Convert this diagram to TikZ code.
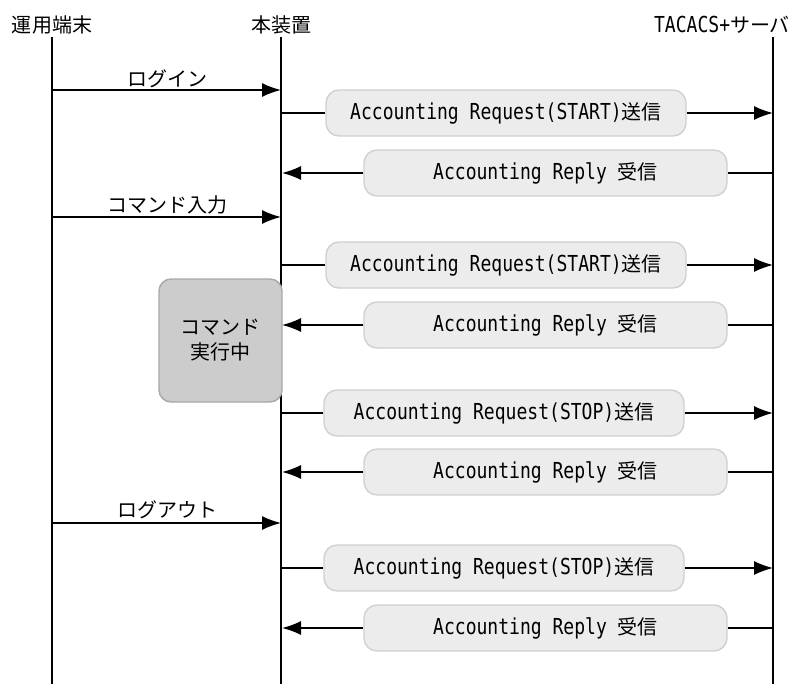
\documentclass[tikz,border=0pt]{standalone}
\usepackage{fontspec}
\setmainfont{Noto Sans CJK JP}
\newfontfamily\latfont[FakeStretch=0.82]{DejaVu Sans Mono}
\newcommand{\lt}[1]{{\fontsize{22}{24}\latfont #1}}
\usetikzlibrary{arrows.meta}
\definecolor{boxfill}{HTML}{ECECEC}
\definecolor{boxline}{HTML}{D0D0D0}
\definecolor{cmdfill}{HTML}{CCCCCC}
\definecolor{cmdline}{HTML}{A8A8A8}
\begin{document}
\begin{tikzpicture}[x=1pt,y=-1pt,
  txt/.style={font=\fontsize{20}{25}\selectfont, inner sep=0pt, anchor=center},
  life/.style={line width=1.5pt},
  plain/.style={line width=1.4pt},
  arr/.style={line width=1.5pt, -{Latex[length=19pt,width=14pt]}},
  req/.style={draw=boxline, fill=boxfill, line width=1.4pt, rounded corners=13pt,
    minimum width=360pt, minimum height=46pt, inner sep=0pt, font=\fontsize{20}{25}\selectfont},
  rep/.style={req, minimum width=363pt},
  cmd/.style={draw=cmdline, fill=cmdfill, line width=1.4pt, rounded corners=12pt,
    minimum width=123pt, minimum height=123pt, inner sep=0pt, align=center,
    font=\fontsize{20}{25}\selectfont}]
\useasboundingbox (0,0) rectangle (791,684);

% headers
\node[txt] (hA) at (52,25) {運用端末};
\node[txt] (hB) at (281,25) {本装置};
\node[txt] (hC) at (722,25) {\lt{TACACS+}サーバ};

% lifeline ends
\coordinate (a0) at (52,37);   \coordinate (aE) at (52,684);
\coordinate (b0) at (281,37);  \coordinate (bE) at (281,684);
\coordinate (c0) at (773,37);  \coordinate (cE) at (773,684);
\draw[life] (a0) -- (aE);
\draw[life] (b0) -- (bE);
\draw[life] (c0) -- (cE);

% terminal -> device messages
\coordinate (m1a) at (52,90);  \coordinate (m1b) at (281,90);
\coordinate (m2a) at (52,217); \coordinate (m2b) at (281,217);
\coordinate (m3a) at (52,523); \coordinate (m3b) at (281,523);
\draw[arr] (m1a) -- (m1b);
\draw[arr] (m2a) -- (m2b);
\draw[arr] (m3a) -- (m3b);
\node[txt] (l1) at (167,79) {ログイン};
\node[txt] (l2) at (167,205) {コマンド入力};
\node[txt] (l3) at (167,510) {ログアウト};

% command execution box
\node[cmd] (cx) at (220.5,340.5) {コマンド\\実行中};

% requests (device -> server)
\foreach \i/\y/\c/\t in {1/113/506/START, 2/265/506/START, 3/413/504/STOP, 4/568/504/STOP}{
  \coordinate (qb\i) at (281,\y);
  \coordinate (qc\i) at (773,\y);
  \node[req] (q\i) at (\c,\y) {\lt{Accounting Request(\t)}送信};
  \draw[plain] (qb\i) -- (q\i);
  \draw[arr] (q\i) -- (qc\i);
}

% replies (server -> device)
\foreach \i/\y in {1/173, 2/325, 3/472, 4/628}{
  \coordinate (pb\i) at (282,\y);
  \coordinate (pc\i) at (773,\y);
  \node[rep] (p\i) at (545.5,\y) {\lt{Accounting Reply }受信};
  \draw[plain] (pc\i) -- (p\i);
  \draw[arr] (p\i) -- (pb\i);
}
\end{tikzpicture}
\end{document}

- - - -

GIVEN EXERCISE:
Every line above should be returned word for word, with the pictures left behind.

TASK ANSWER:
Convert this diagram to TikZ code.
\documentclass[tikz,border=0pt]{standalone}
\usepackage{fontspec}
\setmainfont{Noto Sans CJK JP}
\newfontfamily\latfont[FakeStretch=0.82]{DejaVu Sans Mono}
\newcommand{\lt}[1]{{\fontsize{22}{24}\latfont #1}}
\usetikzlibrary{arrows.meta}
\definecolor{boxfill}{HTML}{ECECEC}
\definecolor{boxline}{HTML}{D0D0D0}
\definecolor{cmdfill}{HTML}{CCCCCC}
\definecolor{cmdline}{HTML}{A8A8A8}
\begin{document}
\begin{tikzpicture}[x=1pt,y=-1pt,
  txt/.style={font=\fontsize{20}{25}\selectfont, inner sep=0pt, anchor=center},
  life/.style={line width=1.5pt},
  plain/.style={line width=1.4pt},
  arr/.style={line width=1.5pt, -{Latex[length=19pt,width=14pt]}},
  req/.style={draw=boxline, fill=boxfill, line width=1.4pt, rounded corners=13pt,
    minimum width=360pt, minimum height=46pt, inner sep=0pt, font=\fontsize{20}{25}\selectfont},
  rep/.style={req, minimum width=363pt},
  cmd/.style={draw=cmdline, fill=cmdfill, line width=1.4pt, rounded corners=12pt,
    minimum width=123pt, minimum height=123pt, inner sep=0pt, align=center,
    font=\fontsize{20}{25}\selectfont}]
\useasboundingbox (0,0) rectangle (791,684);

% headers
\node[txt] (hA) at (52,25) {運用端末};
\node[txt] (hB) at (281,25) {本装置};
\node[txt] (hC) at (722,25) {\lt{TACACS+}サーバ};

% lifeline ends
\coordinate (a0) at (52,37);   \coordinate (aE) at (52,684);
\coordinate (b0) at (281,37);  \coordinate (bE) at (281,684);
\coordinate (c0) at (773,37);  \coordinate (cE) at (773,684);
\draw[life] (a0) -- (aE);
\draw[life] (b0) -- (bE);
\draw[life] (c0) -- (cE);

% terminal -> device messages
\coordinate (m1a) at (52,90);  \coordinate (m1b) at (281,90);
\coordinate (m2a) at (52,217); \coordinate (m2b) at (281,217);
\coordinate (m3a) at (52,523); \coordinate (m3b) at (281,523);
\draw[arr] (m1a) -- (m1b);
\draw[arr] (m2a) -- (m2b);
\draw[arr] (m3a) -- (m3b);
\node[txt] (l1) at (167,79) {ログイン};
\node[txt] (l2) at (167,205) {コマンド入力};
\node[txt] (l3) at (167,510) {ログアウト};

% command execution box
\node[cmd] (cx) at (220.5,340.5) {コマンド\\実行中};

% requests (device -> server)
\foreach \i/\y/\c/\t in {1/113/506/START, 2/265/506/START, 3/413/504/STOP, 4/568/504/STOP}{
  \coordinate (qb\i) at (281,\y);
  \coordinate (qc\i) at (773,\y);
  \node[req] (q\i) at (\c,\y) {\lt{Accounting Request(\t)}送信};
  \draw[plain] (qb\i) -- (q\i);
  \draw[arr] (q\i) -- (qc\i);
}

% replies (server -> device)
\foreach \i/\y in {1/173, 2/325, 3/472, 4/628}{
  \coordinate (pb\i) at (282,\y);
  \coordinate (pc\i) at (773,\y);
  \node[rep] (p\i) at (545.5,\y) {\lt{Accounting Reply }受信};
  \draw[plain] (pc\i) -- (p\i);
  \draw[arr] (p\i) -- (pb\i);
}
\end{tikzpicture}
\end{document}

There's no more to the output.